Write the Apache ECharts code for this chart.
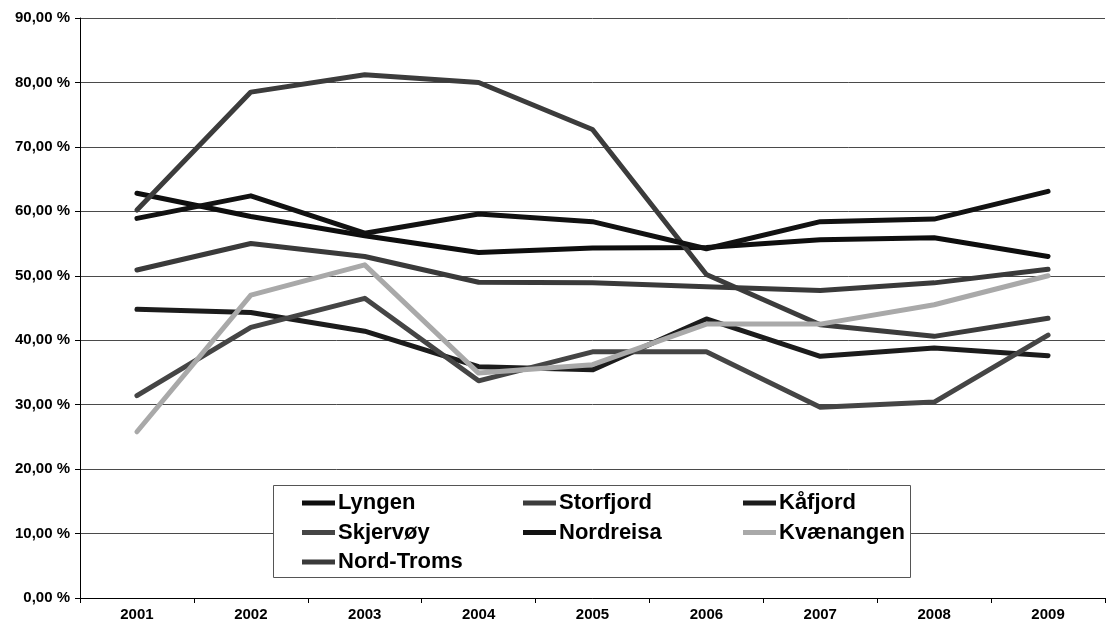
<!DOCTYPE html>
<html>
<head>
<meta charset="utf-8">
<script src="https://cdn.jsdelivr.net/npm/echarts@6/dist/echarts.min.js"></script>
<style>
  html, body { margin: 0; padding: 0; background: #fff; }
  #chart { width: 1116px; height: 630px; }
</style>
</head>
<body>
<div id="chart"></div>
<script>
// Years on the category axis
const years = ['2001', '2002', '2003', '2004', '2005', '2006', '2007', '2008', '2009'];

// Share per municipality (percent)
const lyngen     = [62.8, 59.2, 56.2, 53.6, 54.3, 54.4, 55.6, 55.9, 53.0];
const storfjord  = [60.2, 78.5, 81.2, 80.0, 72.7, 50.2, 42.4, 40.6, 43.4];
const kafjord    = [44.8, 44.3, 41.4, 35.9, 35.4, 43.3, 37.5, 38.8, 37.6];
const skjervoy   = [31.4, 42.0, 46.5, 33.7, 38.2, 38.2, 29.6, 30.4, 40.8];
const nordreisa  = [58.9, 62.4, 56.6, 59.6, 58.4, 54.2, 58.4, 58.8, 63.1];
const kvaenangen = [25.8, 47.0, 51.7, 34.9, 36.2, 42.5, 42.5, 45.5, 50.0];
const nordTroms  = [50.9, 55.0, 53.0, 49.0, 48.9, 48.3, 47.7, 48.9, 51.0];

// Value axis ticks
const yTicks = [0, 10, 20, 30, 40, 50, 60, 70, 80, 90];

const seriesDefs = [
  { name: 'Lyngen',     data: lyngen,     color: '#0e0e0e' },
  { name: 'Storfjord',  data: storfjord,  color: '#3c3c3c' },
  { name: 'Kåfjord',    data: kafjord,    color: '#1c1c1c' },
  { name: 'Skjervøy',   data: skjervoy,   color: '#454545' },
  { name: 'Nordreisa',  data: nordreisa,  color: '#121212' },
  { name: 'Kvænangen',  data: kvaenangen, color: '#a9a9a9' },
  { name: 'Nord-Troms', data: nordTroms,  color: '#3a3a3a' }
];

const fontFamily = '"Liberation Sans", Arial, sans-serif';
const legendIcon = 'path://M0,0 L33,0 L33,5 L0,5 Z';

function legendColumn(names, left) {
  return {
    orient: 'vertical',
    left: left,
    top: 492,
    data: names,
    icon: legendIcon,
    itemWidth: 33,
    itemHeight: 5,
    itemGap: 7.5,
    padding: 0,
    z: 6,
    textStyle: {
      fontFamily: fontFamily,
      fontWeight: 'bold',
      fontSize: 22,
      color: '#000',
      padding: [0, 0, 0, -2],
      lineHeight: 22
    }
  };
}

const chart = echarts.init(document.getElementById('chart'), null, { renderer: 'canvas' });

chart.setOption({
  animation: false,
  backgroundColor: '#fff',
  grid: { left: 80, right: 11, top: 18, bottom: 32 },
  xAxis: {
    type: 'category',
    data: years,
    boundaryGap: true,
    axisLine: { lineStyle: { color: '#000', width: 1 } },
    axisTick: { show: true, length: 5, inside: false, lineStyle: { color: '#000' } },
    axisLabel: {
      margin: 9,
      fontFamily: fontFamily,
      fontWeight: 'bold',
      fontSize: 15,
      color: '#000'
    },
    splitLine: { show: false }
  },
  yAxis: {
    type: 'value',
    min: yTicks[0],
    max: yTicks[yTicks.length - 1],
    interval: 10,
    axisLine: { show: true, lineStyle: { color: '#000', width: 1 } },
    axisTick: { show: true, length: 5, lineStyle: { color: '#000' } },
    axisLabel: {
      margin: 10,
      fontFamily: fontFamily,
      fontWeight: 'bold',
      fontSize: 15,
      color: '#000',
      formatter: v => v.toFixed(2).replace('.', ',') + ' %'
    },
    splitLine: { show: true, lineStyle: { color: '#4a4a4a', width: 1 } }
  },
  legend: [
    legendColumn(['Lyngen', 'Skjervøy', 'Nord-Troms'], 302),
    legendColumn(['Storfjord', 'Nordreisa'], 523),
    legendColumn(['Kåfjord', 'Kvænangen'], 743)
  ],
  graphic: [{
    type: 'rect',
    left: 273,
    top: 485,
    z: 5,
    shape: { width: 637, height: 92 },
    style: { fill: '#fff', stroke: '#555', lineWidth: 1 }
  }],
  series: seriesDefs.map(s => ({
    name: s.name,
    type: 'line',
    data: s.data,
    symbol: 'none',
    color: s.color,
    lineStyle: { color: s.color, width: 5, cap: 'round', join: 'round' },
    itemStyle: { color: s.color },
    z: 3
  }))
});
</script>
</body>
</html>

WRITTEN REQUEST -> Leave out any pictures and return exactly the lines from the beginning of the data through the line with "const legendIcon = 'path://M0,0", inclusive.

RESULT OF THIS EXERCISE ->
Write the Apache ECharts code for this chart.
<!DOCTYPE html>
<html>
<head>
<meta charset="utf-8">
<script src="https://cdn.jsdelivr.net/npm/echarts@6/dist/echarts.min.js"></script>
<style>
  html, body { margin: 0; padding: 0; background: #fff; }
  #chart { width: 1116px; height: 630px; }
</style>
</head>
<body>
<div id="chart"></div>
<script>
// Years on the category axis
const years = ['2001', '2002', '2003', '2004', '2005', '2006', '2007', '2008', '2009'];

// Share per municipality (percent)
const lyngen     = [62.8, 59.2, 56.2, 53.6, 54.3, 54.4, 55.6, 55.9, 53.0];
const storfjord  = [60.2, 78.5, 81.2, 80.0, 72.7, 50.2, 42.4, 40.6, 43.4];
const kafjord    = [44.8, 44.3, 41.4, 35.9, 35.4, 43.3, 37.5, 38.8, 37.6];
const skjervoy   = [31.4, 42.0, 46.5, 33.7, 38.2, 38.2, 29.6, 30.4, 40.8];
const nordreisa  = [58.9, 62.4, 56.6, 59.6, 58.4, 54.2, 58.4, 58.8, 63.1];
const kvaenangen = [25.8, 47.0, 51.7, 34.9, 36.2, 42.5, 42.5, 45.5, 50.0];
const nordTroms  = [50.9, 55.0, 53.0, 49.0, 48.9, 48.3, 47.7, 48.9, 51.0];

// Value axis ticks
const yTicks = [0, 10, 20, 30, 40, 50, 60, 70, 80, 90];

const seriesDefs = [
  { name: 'Lyngen',     data: lyngen,     color: '#0e0e0e' },
  { name: 'Storfjord',  data: storfjord,  color: '#3c3c3c' },
  { name: 'Kåfjord',    data: kafjord,    color: '#1c1c1c' },
  { name: 'Skjervøy',   data: skjervoy,   color: '#454545' },
  { name: 'Nordreisa',  data: nordreisa,  color: '#121212' },
  { name: 'Kvænangen',  data: kvaenangen, color: '#a9a9a9' },
  { name: 'Nord-Troms', data: nordTroms,  color: '#3a3a3a' }
];

const fontFamily = '"Liberation Sans", Arial, sans-serif';
const legendIcon = 'path://M0,0 L33,0 L33,5 L0,5 Z';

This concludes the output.